Objections to Affidavit for Lack of Jurat Must be Objected to at Trial Court
In The Mansions in the Forest, L.P. v. Montgomery County, 10-0969, 2012 WL 1370867 (Tex. Apr. 20, 2012), the Texas Supreme Court considered whether the lack of a jurat – a clause stating that a writing was sworn to before an authorized officer – in an affidavit opposing a motion for summary judgment is a defect that must have been objected to before the trial court ruled on the motion in order to preserve error.
The Beaumont Court of Appeals had previously held that omission of a jurat was a substantive defect under both the Texas Government Code and Texas Rule of Civil Procedure 166a, and that such a defect could be raised for the first time on appeal.

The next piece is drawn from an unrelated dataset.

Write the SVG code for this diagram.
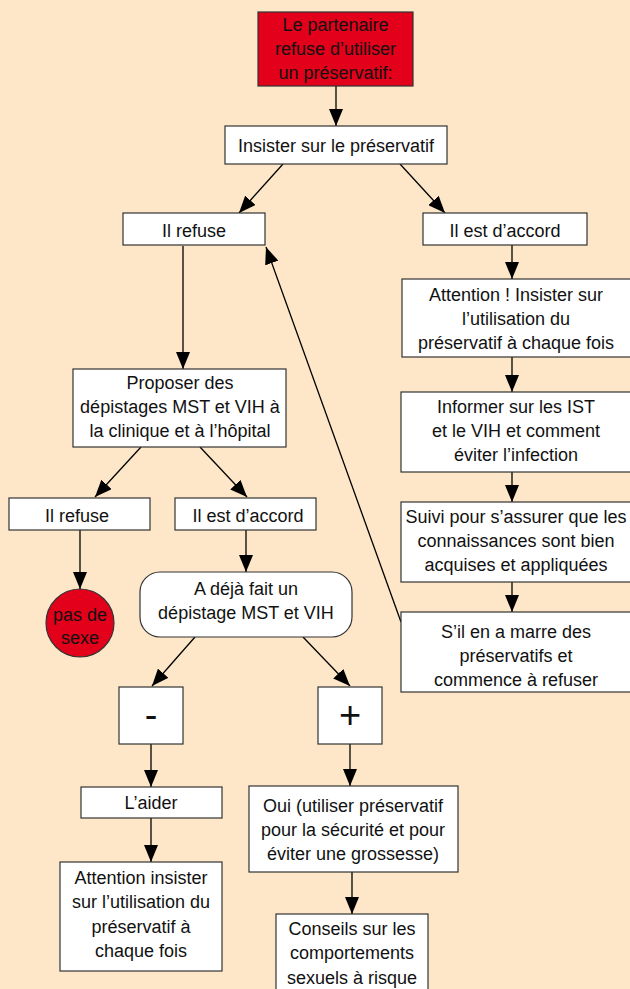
<svg xmlns="http://www.w3.org/2000/svg" width="630" height="989" viewBox="0 0 630 989">
<defs>
<marker id="ah" markerUnits="userSpaceOnUse" markerWidth="18" markerHeight="14" refX="17" refY="7" orient="auto">
<path d="M0,0 L17,7 L0,14 Z" fill="#000"/>
</marker>
<style>
.b{fill:#fff;stroke:#333;stroke-width:1.2}
.r{fill:#e2001a;stroke:#333;stroke-width:1.2}
text{font-family:"Liberation Sans",Arial,sans-serif;font-size:18px;fill:#111;text-anchor:middle}
.sym{font-size:38px}
#edges line{stroke:#000;stroke-width:1.3;marker-end:url(#ah)}
</style>
</defs>
<rect width="630" height="989" fill="#fde7c8"/>
<g id="edges">
<line x1="336" y1="86" x2="336" y2="126"/>
<line x1="283" y1="164" x2="239" y2="213"/>
<line x1="400" y1="164" x2="445" y2="213"/>
<line x1="183" y1="246" x2="183" y2="369"/>
<line x1="512" y1="245" x2="512" y2="279"/>
<line x1="512" y1="357" x2="512" y2="392"/>
<line x1="512" y1="472" x2="512" y2="502"/>
<line x1="512" y1="582" x2="512" y2="612"/>
<line x1="401" y1="622" x2="266" y2="247"/>
<line x1="141" y1="447" x2="95" y2="497"/>
<line x1="200" y1="447" x2="247" y2="497"/>
<line x1="80" y1="530" x2="80" y2="589"/>
<line x1="246" y1="530" x2="246" y2="572"/>
<line x1="195" y1="637" x2="152" y2="686"/>
<line x1="303" y1="637" x2="350" y2="686"/>
<line x1="151" y1="744" x2="151" y2="787"/>
<line x1="151" y1="818" x2="151" y2="862"/>
<line x1="350" y1="744" x2="350" y2="786"/>
<line x1="352" y1="872" x2="352" y2="914"/>
</g>
<g id="n_start"><rect class="r" x="258" y="12" width="155" height="74"/>
<text x="335.5" y="31">Le partenaire</text><text x="335.5" y="55">refuse d’utiliser</text><text x="335.5" y="79">un préservatif:</text></g>
<g id="n_insist"><rect class="b" x="225" y="126" width="222" height="38"/><text x="336" y="152">Insister sur le préservatif</text></g>
<g id="n_refuse1"><rect class="b" x="123" y="213" width="142" height="32"/><text x="194" y="237">Il refuse</text></g>
<g id="n_accord1"><rect class="b" x="423" y="213" width="164" height="32"/><text x="505" y="237">Il est d’accord</text></g>
<g id="n_attention"><rect class="b" x="402" y="279" width="235" height="78"/>
<text x="516" y="301">Attention ! Insister sur</text><text x="516" y="325">l’utilisation du</text><text x="516" y="349">préservatif à chaque fois</text></g>
<g id="n_informer"><rect class="b" x="401" y="392" width="235" height="80"/>
<text x="516" y="413">Informer sur les IST</text><text x="516" y="437">et le VIH et comment</text><text x="516" y="461">éviter l’infection</text></g>
<g id="n_suivi"><rect class="b" x="401" y="502" width="235" height="80"/>
<text x="516" y="523">Suivi pour s’assurer que les</text><text x="516" y="547">connaissances sont bien</text><text x="516" y="571">acquises et appliquées</text></g>
<g id="n_marre"><rect class="b" x="401" y="612" width="235" height="80"/>
<text x="516" y="638">S’il en a marre des</text><text x="516" y="662">préservatifs et</text><text x="516" y="686">commence à refuser</text></g>
<g id="n_proposer"><rect class="b" x="73" y="369" width="213" height="78"/>
<text x="180" y="389">Proposer des</text><text x="180" y="413">dépistages MST et VIH à</text><text x="180" y="437">la clinique et à l’hôpital</text></g>
<g id="n_refuse2"><rect class="b" x="9" y="498" width="141" height="32"/><text x="77" y="522">Il refuse</text></g>
<g id="n_accord2"><rect class="b" x="175" y="498" width="141" height="32"/><text x="248" y="522">Il est d’accord</text></g>
<g id="n_nosex"><circle cx="80" cy="623" r="34" class="r"/><text x="80" y="621">pas de</text><text x="80" y="644">sexe</text></g>
<g id="n_deja"><rect class="b" x="140" y="572" width="212" height="65" rx="20"/>
<text x="246" y="595">A déjà fait un</text><text x="246" y="619">dépistage MST et VIH</text></g>
<g id="n_minus"><rect class="b" x="119" y="687" width="64" height="57"/><text class="sym" x="151" y="728">-</text></g>
<g id="n_plus"><rect class="b" x="318" y="687" width="64" height="57"/><text class="sym" x="350" y="728">+</text></g>
<g id="n_aider"><rect class="b" x="81" y="787" width="141" height="31"/><text x="151" y="809">L’aider</text></g>
<g id="n_att2"><rect class="b" x="60" y="862" width="162" height="109"/>
<text x="141" y="884">Attention insister</text><text x="141" y="908">sur l’utilisation du</text><text x="141" y="933">préservatif à</text><text x="141" y="957">chaque fois</text></g>
<g id="n_oui"><rect class="b" x="249" y="786" width="209" height="86"/>
<text x="353" y="812">Oui (utiliser préservatif</text><text x="353" y="836">pour la sécurité et pour</text><text x="353" y="860">éviter une grossesse)</text></g>
<g id="n_conseils"><rect class="b" x="276" y="914" width="152" height="85"/>
<text x="352" y="935">Conseils sur les</text><text x="352" y="959">comportements</text><text x="352" y="984">sexuels à risque</text></g>
</svg>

However, the Texas Supreme Court disagreed, holding that that neither the Government Code nor Texas Rule of Civil Procedure 166a requires such an affidavit to contain a jurat. However, to meet the definition of an “affidavit” under the Texas Government Code Section 312.011, the record must indicate the affidavit was sworn to. In this case, there was no such evidence in the record; therefore, the written statement did not meet the requirements of an affidavit.
Furthermore, because no objection to the affidavit was made in the trial court about the purported affidavit’s failure to satisfy the requirements of the Texas Government Code, the defect was waived and was not preserved for appeal.